For starters, Obama is leading off with the fight to raise the $7.25 minimum wage, an idea that polls have shown is favored by a strong majority of Americans.

But even as Obama used the minimum wage to highlight a difference with Republicans, Democrats on Capitol Hill are preparing for the politics of the issue to grow more complicated.

Democrats concede that they are unlikely to get enough support from Republicans to overcome a 60-vote procedural hurdle to advance the measure. But there is also some concern that an effort by Sen. Susan Collins (R-ME), to support a smaller increase — perhaps to $9 an hour — could siphon off some Democratic support. Collins is the only Republican senator running for re-election this year in a state that Obama won in 2012.

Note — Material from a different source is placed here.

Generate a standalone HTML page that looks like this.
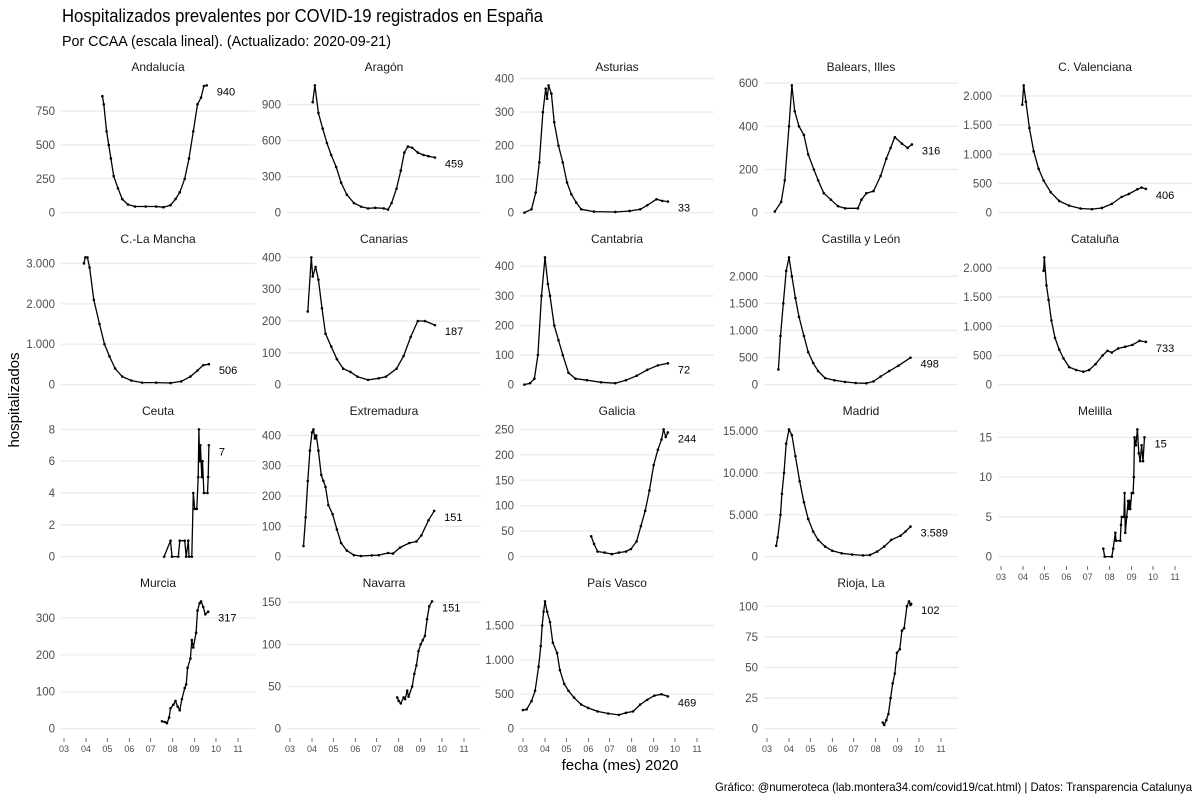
<!DOCTYPE html>
<html><head><meta charset="utf-8">
<style>
html,body{margin:0;padding:0;background:#fff;}
svg{display:block;font-family:"Liberation Sans Narrow","Liberation Sans",sans-serif;}
</style></head>
<body>
<svg id="chart" width="1200" height="800" viewBox="0 0 1200 800">
<text x="62" y="22" font-size="18" fill="#000" textLength="481" lengthAdjust="spacingAndGlyphs">Hospitalizados prevalentes por COVID-19 registrados en España</text>
<text x="62" y="46" font-size="15" fill="#000" textLength="329" lengthAdjust="spacingAndGlyphs">Por CCAA (escala lineal). (Actualizado: 2020-09-21)</text>
<text transform="translate(19,400) rotate(-90)" text-anchor="middle" font-size="15" fill="#000">hospitalizados</text>
<text x="620" y="770" text-anchor="middle" font-size="15" fill="#000">fecha (mes) 2020</text>
<text x="1192" y="791" text-anchor="end" font-size="12" fill="#000" textLength="477" lengthAdjust="spacingAndGlyphs">Gráfico: @numeroteca (lab.montera34.com/covid19/cat.html) | Datos: Transparencia Catalunya</text>
<g id="panels"></g>
</svg>
<script>
// days since 2020-03-01
const regions = ["Andalucía","Aragón","Asturias","Balears, Illes","C. Valenciana","C.-La Mancha","Canarias","Cantabria","Castilla y León","Cataluña","Ceuta","Extremadura","Galicia","Madrid","Melilla","Murcia","Navarra","País Vasco","Rioja, La"];
const dAndalucia=[54,56,60,63,66,70,76,82,90,100,115,130,140,150,157,163,170,176,182,188,193,197,201];
const vAndalucia=[860,800,600,500,400,270,180,100,60,45,45,45,40,55,100,150,250,400,600,800,850,935,940];
const dAragon=[32,35,40,46,52,58,65,72,80,90,100,110,120,132,138,143,150,156,161,166,172,180,188,195,204];
const vAragon=[920,1060,830,700,580,480,380,250,150,80,50,35,40,35,25,80,200,350,500,550,540,500,480,470,459];
const dAsturias=[2,12,18,23,28,32,34,36,40,44,50,56,62,68,75,82,100,130,150,165,175,188,196,204];
const vAsturias=[0,10,60,150,300,370,340,380,355,270,200,150,90,55,30,10,3,2,5,10,22,40,35,33];
const dBalears=[11,20,25,31,35,39,45,52,58,66,72,80,90,100,110,128,133,140,150,160,168,174,180,190,198,204];
const vBalears=[5,50,150,400,590,470,400,360,270,200,150,90,60,30,20,20,60,90,100,170,250,300,350,320,300,316];
const dValenciana=[30,32,35,40,46,53,60,70,82,96,112,128,142,156,170,180,192,198,204];
const vValenciana=[1850,2180,1900,1450,1050,750,550,350,200,120,70,60,80,150,270,320,400,430,406];
const dMancha=[28,30,33,36,42,50,57,64,72,82,95,110,130,150,165,178,188,196,204];
const vMancha=[3000,3150,3150,2900,2100,1500,1000,700,400,200,100,50,50,40,80,200,350,480,506];
const dCanarias=[25,30,32,36,40,45,50,58,66,75,85,95,110,125,135,150,160,170,180,190,204];
const vCanarias=[230,400,340,370,330,240,160,120,80,50,40,25,15,20,25,50,90,150,200,200,187];
const dCantabria=[2,10,16,21,26,31,35,38,44,50,56,64,74,90,110,130,145,160,175,190,204];
const vCantabria=[0,5,20,100,300,430,340,300,200,150,100,40,20,15,8,5,15,30,50,65,72];
const dCyL=[16,19,23,27,31,35,40,45,52,58,65,72,82,95,110,125,140,150,160,172,185,202];
const vCyL=[280,900,1500,2100,2350,2000,1600,1250,900,600,400,250,120,80,50,30,25,60,150,250,350,498];
const dCataluna=[60,61,64,67,71,76,82,88,96,106,116,124,133,143,150,156,165,175,185,195,204];
const vCataluna=[1950,2180,1700,1450,1100,800,600,450,300,250,220,250,350,500,580,550,620,650,680,750,733];
const dCeuta=[141,150,152,161,163,170,172,175,176,180,182,184,187,189,190,191,192,194,195,197,202,203,204];
const vCeuta=[0,1,0,0,1,1,0,1,0,0,4,3,3,5,8,6,7,5,6,4,4,5,7];
const dExtremadura=[19,22,25,28,31,33,35,37,40,44,47,50,54,60,66,72,80,90,100,115,125,138,145,155,168,178,185,195,203];
const vExtremadura=[35,130,250,350,410,420,390,400,350,270,250,230,170,140,90,45,20,5,2,4,5,12,10,30,45,50,70,120,151];
const dGalicia=[96,100,105,115,125,135,145,152,160,166,172,178,184,190,195,198,201,204];
const vGalicia=[40,25,10,8,5,8,10,15,30,60,90,130,180,210,230,250,235,244];
const dMadrid=[13,15,19,21,24,27,31,35,40,46,52,58,65,72,82,92,105,120,135,145,155,165,175,188,195,202];
const vMadrid=[1300,2300,5000,7500,10000,13500,15200,14500,12000,9000,6500,4500,3000,2000,1200,700,400,250,150,200,600,1200,2000,2500,3000,3589];
const dMelilla=[144,146,156,158,161,162,168,169,170,173,174,175,177,179,180,181,182,184,186,187,188,190,192,194,196,198,200,202];
const vMelilla=[1,0,0,1,3,2,2,4,5,5,8,3,5,7,6,7,6,8,8,10,15,14,16,13,12,14,12,15];
const dMurcia=[138,142,145,148,150,154,157,160,163,166,170,172,174,178,180,182,186,188,191,193,196,199,203];
const vMurcia=[20,18,15,30,55,65,75,60,50,80,110,120,165,190,240,220,260,320,340,345,330,310,317];
const dNavarra=[151,153,156,160,162,165,167,172,175,178,181,184,187,190,193,196,200];
const vNavarra=[37,33,30,37,35,45,38,50,65,75,92,100,105,110,130,145,151];
const dVasco=[0,5,12,17,22,25,27,29,31,34,38,42,48,52,58,64,72,82,92,105,120,135,145,155,165,175,185,195,204];
const vVasco=[270,280,400,550,900,1200,1500,1700,1850,1700,1550,1250,1100,850,650,550,450,350,300,250,220,200,230,250,350,420,480,500,469];
const dRioja=[163,165,168,171,174,177,180,183,187,190,193,197,200,202,203];
const vRioja=[5,3,7,12,25,37,45,62,65,80,82,100,104,101,102];
const ticksAndalucia=[0,250,500,750], ticksAragon=[0,300,600,900], ticks100x4=[0,100,200,300,400],
 ticksBalears=[0,200,400,600], ticks2000=[0,500,1000,1500,2000], ticksMancha=[0,1000,2000,3000],
 ticksCeuta=[0,2,4,6,8], ticksGalicia=[0,50,100,150,200,250], ticksMadrid=[0,5000,10000,15000],
 ticksMelilla=[0,5,10,15], ticksMurcia=[0,100,200,300], ticksNavarra=[0,50,100,150],
 ticksVasco=[0,500,1000,1500], ticksRioja=[0,25,50,75,100];
const monthLabels=["03","04","05","06","07","08","09","10","11"];
const monthDays=[0,31,61,92,122,153,184,214,245];

const series=[
 [dAndalucia,vAndalucia,ticksAndalucia],[dAragon,vAragon,ticksAragon],[dAsturias,vAsturias,ticks100x4],
 [dBalears,vBalears,ticksBalears],[dValenciana,vValenciana,ticks2000],[dMancha,vMancha,ticksMancha],
 [dCanarias,vCanarias,ticks100x4],[dCantabria,vCantabria,ticks100x4],[dCyL,vCyL,ticks2000],
 [dCataluna,vCataluna,ticks2000],[dCeuta,vCeuta,ticksCeuta],[dExtremadura,vExtremadura,ticks100x4],
 [dGalicia,vGalicia,ticksGalicia],[dMadrid,vMadrid,ticksMadrid],[dMelilla,vMelilla,ticksMelilla],
 [dMurcia,vMurcia,ticksMurcia],[dNavarra,vNavarra,ticksNavarra],[dVasco,vVasco,ticksVasco],[dRioja,vRioja,ticksRioja]];

const NS="http://www.w3.org/2000/svg";
const colX03=[64,290,523,767,1001];
const root=document.getElementById("panels");
function fmt(v){return String(v).replace(/\B(?=(\d{3})+(?!\d))/g,".");}
function mk(tag,attrs,parent){const e=document.createElementNS(NS,tag);for(const k in attrs)e.setAttribute(k,attrs[k]);parent.appendChild(e);return e;}

series.forEach((s,i)=>{
  const [days,vals,ticks]=s;
  const r=Math.floor(i/5), c=i%5;
  const x03=colX03[c], left=x03-3, width=194, top=79+172*r, h=140;
  const xs=d=>x03+d*174/245;
  const maxV=Math.max(...vals);
  const lo=-0.05*maxV, hi=1.05*maxV;
  const ys=v=>top+h-(v-lo)/(hi-lo)*h;
  const g=mk("g",{},root);
  
  
  const st=mk("text",{x:left+width/2,y:top-8,"text-anchor":"middle","font-size":12,fill:"#1a1a1a"},g);
  st.textContent=regions[i];
  
  
  ticks.forEach(t=>{
    const y=ys(t);
    const gl=mk("line",{x1:left,x2:left+width,y1:y,y2:y,stroke:"#ebebeb","stroke-width":1.3},g);
    
    
    const tl=mk("text",{x:left-6,y:y+4,"text-anchor":"end","font-size":11.5,fill:"#4d4d4d"},g);
    tl.textContent=fmt(t);
    
    
  });
  if(r===3||i===14){
    monthDays.forEach((d,k)=>{
      const x=xs(d);
      const tm=mk("line",{x1:x,x2:x,y1:top+h+3,y2:top+h+7,stroke:"#4d4d4d","stroke-width":0.8},g);
      
      
      const tx=mk("text",{x:x,y:top+h+17,"text-anchor":"middle","font-size":9,fill:"#4d4d4d"},g);
      tx.textContent=monthLabels[k];
      
      
    });
  }
  const pts=days.map((d,k)=>xs(d).toFixed(1)+","+ys(vals[k]).toFixed(1)).join(" ");
  const pl=mk("polyline",{points:pts,fill:"none",stroke:"#000","stroke-width":1.3,"stroke-linejoin":"round"},g);
  
  
  days.forEach((d,k)=>{
    const dot=mk("circle",{cx:xs(d),cy:ys(vals[k]),r:1.3,fill:"#000"},g);
    
    
  });
  const ld=days[days.length-1], lv=vals[vals.length-1];
  let ly=ys(lv)+6; if(ly>top+h-8) ly=top+h-8; if(ly<top+8) ly=top+8;
  const lab=mk("text",{x:xs(ld)+10,y:ly+4,"font-size":11,fill:"#000"},g);
  lab.textContent=fmt(lv);
  
  
});
</script>
</body></html>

A Collins aide said the senator has had discussions over the last three weeks with a number of Democrats about packaging a wage increase with other economic measures, including tax credits for small businesses.

Senate Democratic leaders say they are committed to passing the president’s $10.10 proposal. Sen. Charles E. Schumer of New York, the number three Democrat in the Senate, argued Wednesday that other Republicans had made it clear they would not support a minimum-wage measure no matter what the increase might be.

“We’re sticking with $10.10,” Schumer said. “We’re not negotiating against ourselves.”

But Sen. Richard J. Durbin of Illinois, the number two Democrat, raised the possibility of a compromise, although he also predicted that Democrats would “hold our votes” to open debate on an increase to the $10.10 level.

“Let me be honest about this,” he said. “If we reach a level where we don’t have the votes to pass it, then we have to be open for conversation about what it might look like in the future.”

It took months of work to advance an extension of unemployment insurance benefits, a measure that could finally pass the Senate on Thursday. The plan attracted enough Republican votes to end a filibuster Wednesday.

“How many times did we come at that before we finally reached a bipartisan agreement?” Durbin said.

In the Republican-controlled House, an aide to Speaker John A. Boehner (R-OH), took issue with a minimum-wage increase, noting reports from economists who say that the president’s proposal would lead to job losses.

“The president’s plan would increase costs for consumers and eliminate jobs for those who need them the most,” Boehner spokesman Brendan Buck said. “The House is going to continue focusing on our plan to protect workers’ hours and create jobs, not the president’s plan to destroy them.”

In Michigan, where the retirement of Sen. Carl Levin has fueled GOP hopes of picking up a Democratic seat, Obama delivered a sharp-edged critique that fused Republican policy with Republican personality.

The new House Republican budget plan is a replay of the party’s 2012 campaign themes, the president said, “like that movie ‘Groundhog Day,’ except it’s not funny.”